Wednesday, August 16, 2006

The only thing that keeps me going


August 24, 2006

We have a million socks in this house but none of them like each other. Since when did socks learn how to increase, multiply and separate? They are everywhere, except together and never where you can find them. I hate them. The person who invents and markets disposable socks and manufacturers them cheap will solve all the world’s problems. Somewhere in Afghanistan is a woman with sock issues. Trust me it’s a global problem and Al Gore needs to get working on it.

We stopped sorting socks years ago. We decided we’d put them in a basket, exerting some modicum of control over them....and they never get paired. They get tossed around the house, while they seek out their mates in the dog’s mouth or attached to some pair of pants that was recently folded. Brown socks like to hang out with white ones and the pantyhose loves to twist around them both. The socks invade my inner peace with their “just try to find my partner” attitude. Sometimes, I gather the courage to throw them all away, but then there might be the chance that I saw the match to that green Boy Scout sock somewhere… these are real goals, people and this is war.

I aspire to come up with the perfect system for laundering socks. Color coding socks, putting them in mesh bags and other great systems are only as the good as the person doing laundry. The kids define laundry as anything in their room that needs to be picked up and out of sight. Socks, rocks, balls, wrappers, clothes that haven’t been worn since 1997 all make it to the laundry pile, and the wayward socks are with them all.

We have multiple college degrees in this house, but it’s the mystery that never gets solved. My husband gave up trying to figure it out so he buys his own bags of fresh socks and stopped looking for the old ones. The old ones are left to me. They torment me. If socks were children; C.P.S would have collected me years ago.

My washing machine hates the socks as much as I do. It likes to hide them in places I haven’t found or somewhere between the rubber boot seal and the door. Once they are caught there, they never rinse completely, they smell worse than before and they take on a more menacing appearance when they are soaked and alone. It’s the little girl socks mixed with the big old teenager boy socks that wreak havoc on a whole system of peace and harmony in my home. The laundry piles up, laughs at me and I swear I’ve seen movement, Nah.

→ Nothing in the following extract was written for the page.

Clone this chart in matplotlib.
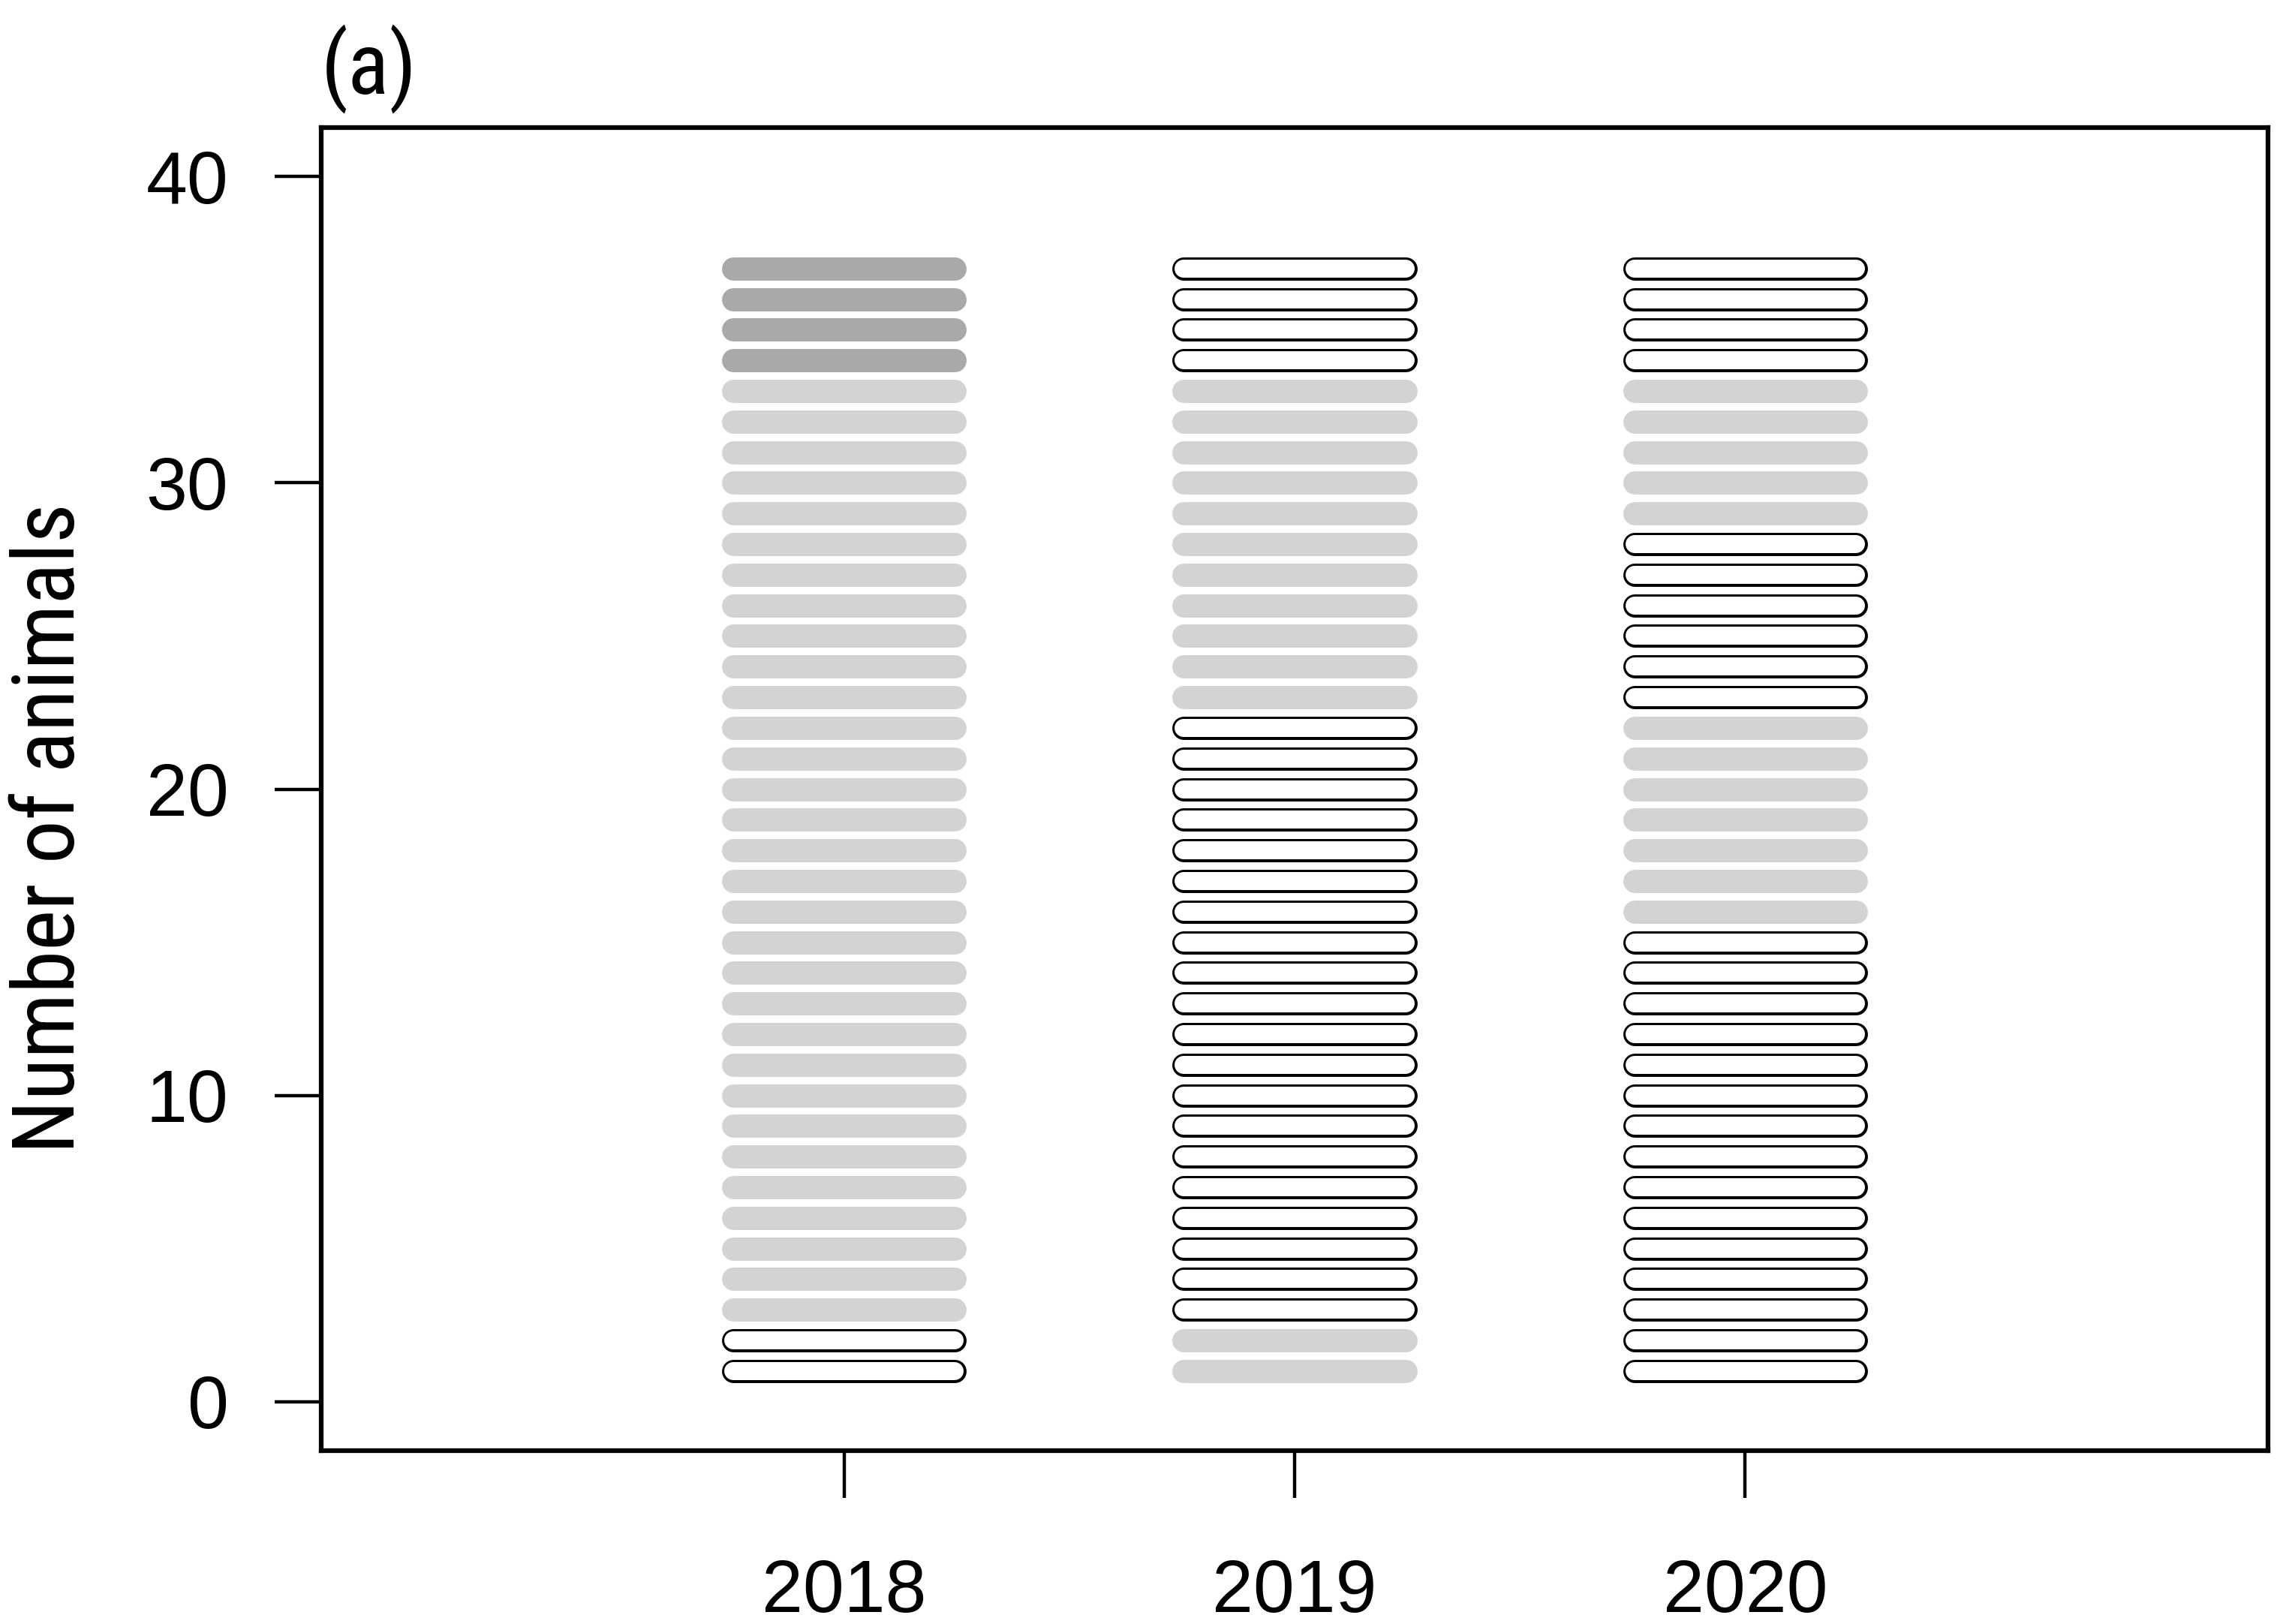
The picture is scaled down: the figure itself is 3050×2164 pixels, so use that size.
import os
import matplotlib
matplotlib.use('Agg')
import matplotlib.pyplot as plt
from matplotlib import font_manager
from matplotlib.font_manager import FontProperties

years = ['2018', '2019', '2020']
x_pos = [1, 2, 3]
yticks = [0, 10, 20, 30, 40]

# animal runs: (first animal, last animal, status)
# W = open/outlined, L = light grey, D = dark grey
runs_2018 = [(1, 2, 'W'), (3, 33, 'L'), (34, 37, 'D')]
runs_2019 = [(1, 2, 'L'), (3, 22, 'W'), (23, 33, 'L'), (34, 37, 'W')]
runs_2020 = [(1, 15, 'W'), (16, 22, 'L'), (23, 28, 'W'), (29, 33, 'L'), (34, 37, 'W')]

fills = {'L': '#d3d3d3', 'D': '#a9a9a9'}
half = 0.246      # half length of a pill (without caps)
lw_pill = 22.3    # pt
lw_inner = 17.3


def pick_narrow():
    # look for a narrow / condensed sans, label and "(a)" are drawn narrow
    skip = ('bold', 'italic', 'oblique', 'light', 'thin', 'medium', 'black',
            'semibold', 'extrabold', 'heavy', 'cjk', 'mono', 'serif')
    cands = []
    for f in font_manager.fontManager.ttflist:
        fn = os.path.basename(f.fname).lower()
        nm = f.name.lower()
        if any(k in fn for k in skip) or 'mono' in nm or 'serif' in nm:
            continue
        if f.style != 'normal':
            continue
        key = fn + ' ' + nm + ' ' + str(f.stretch)
        if 'narrow' in key or 'condensed' in key:
            cands.append(f)
    order = ['liberation', 'arial', 'roboto', 'noto', 'open', 'dejavu']
    def rank(f):
        key = (os.path.basename(f.fname) + ' ' + f.name).lower()
        r = next((i for i, k in enumerate(order) if k in key), len(order))
        extra = 1 if ('semi' in key or 'extra' in key or 'ultra' in key) else 0
        return (extra, r)
    cands.sort(key=rank)
    if cands:
        return FontProperties(fname=cands[0].fname)
    return FontProperties(family='Liberation Sans')


narrow_fp = pick_narrow()

fig = plt.figure(figsize=(30.5, 21.64), dpi=100)
ax = fig.add_axes([428/3050, 1 - 1933/2164, (3022-428)/3050, (1933-170)/2164])

for xp, runs in zip(x_pos, [runs_2018, runs_2019, runs_2020]):
    for a, b, st in runs:
        for n in range(a, b + 1):
            xs = [xp - half, xp + half]
            ys = [n, n]
            if st == 'W':
                ax.plot(xs, ys, color='black', lw=lw_pill, solid_capstyle='round')
                ax.plot(xs, ys, color='white', lw=lw_inner, solid_capstyle='round')
            else:
                ax.plot(xs, ys, color=fills[st], lw=lw_pill, solid_capstyle='round')

ax.set_xlim(-0.16, 4.16)
ax.set_ylim(-1.6, 41.6)
ax.set_xticks(x_pos, years)
ax.set_yticks(yticks, [str(v) for v in yticks])
for s in ax.spines.values():
    s.set_linewidth(4.5)
ax.tick_params(length=45, width=3.2, labelsize=71)
ax.tick_params(axis='x', pad=59)
ax.tick_params(axis='y', pad=44)
for lab in ax.get_xticklabels() + ax.get_yticklabels():
    lab.set_family('Liberation Sans')

ylab = fig.text(68/3050, 1 - 1104/2164, 'Number of animals', rotation=90,
                ha='center', va='center', fontproperties=narrow_fp)
ylab.set_fontsize(90)
panel = fig.text(428/3050, 1 - 92/2164, '(a)', ha='left', va='center',
                 fontproperties=narrow_fp)
panel.set_fontsize(90)

# fit the narrow texts to the measured lengths in the reference
rend = fig.canvas.get_renderer()
bb = ylab.get_window_extent(renderer=rend)
ylab.set_fontsize(90 * 866 / bb.height)
bb = panel.get_window_extent(renderer=rend)
panel.set_fontsize(90 * 128 / bb.width)

fig.savefig('out.png', dpi=100)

Occasionally some eccentrics in the clothing world, something we haven’t seen in years make it to the laundry pile after a long absence. It reappears like a prodigal child, usually out of season and many sizes smaller than its original owner. I have friends with large families and we talk about the laundry behind its back. We are especially catty when discussing clothes that end up in the laundry pile with their hangers still attached to them. The kids deny knowing how those clothes got there or why they need to be washed again. No one knows. I pulled a full parka and a basketball out of the laundry basket yesterday and wondered if I missed a ski trip with the basketball team this summer. Amazing as the piles are…there is an unspoken rule in this house that if a particular article of clothing has had contact with the ground; it is somehow contaminated and must be laundered immediately. Once it has escaped its folded capacity, and unless it is attached to the body of the person to whom it belongs, it’s officially dirty and therefore must retreat to the pile where it meets all its other friends who have no place to go. The concept that closets and dressers welcome these clothes completely escapes my family and as the laundry piles grow, the only solution I see for my family is to move to a Laundromat.

The towels are a whole other matter which in polite company I refuse to discuss, because not only do they hate their appointed towel racks, they must hang around the dark corners of our house while they are wet. They only like being wet one time before they officially make it to the laundry pile. For some reason, once they make contact with a dried fully bathed body, they rush to the laundry pile to mix with the smelly socks and underwear thereby staking claim to their official status as “dirty” and there they lie in wait for me. If I were rich, I’d have a big incinerator…well you get the point. As I write this, at my feet are a fresh bag of JD’s socks from Costco waiting for their big release.
My only friends in the laundry pile are the pants. When I wash them, they pay up. You have no idea how much money I made from the pants last year. It’s the only thing that keeps me going.

Tammy Maher is a resident of El Dorado Hills and bi-weekly columnist for the Mountain Democrat. You can reach her by email at familyfare@sbcglobal.net

2 comments:

Kat said...

Hahahaha!! Great article Aunt Tammy, that's exactly like our house!!

Anonymous said...

Tammy, Tammy, Tammy,

Don't you know that this is the only time that the clothes get to have fun and socialize?

The pants get to dance with the socks. The shirts get to talk with the underwear.

The reason we don't see this happening is because when we open the lid all the clothes stop what they are doing and stand against the tub.

But the socks, now they are the ones doing the escape planning. While in the washer, this is when they are developing their scheme.

One says, "Alright, when she opens the lid I'm making a run for it!" While others say, "NO! Wait for the dryer. That way we can stick to the side and make a run for it then!"

Well... as you alluded too, you know the rest of the story!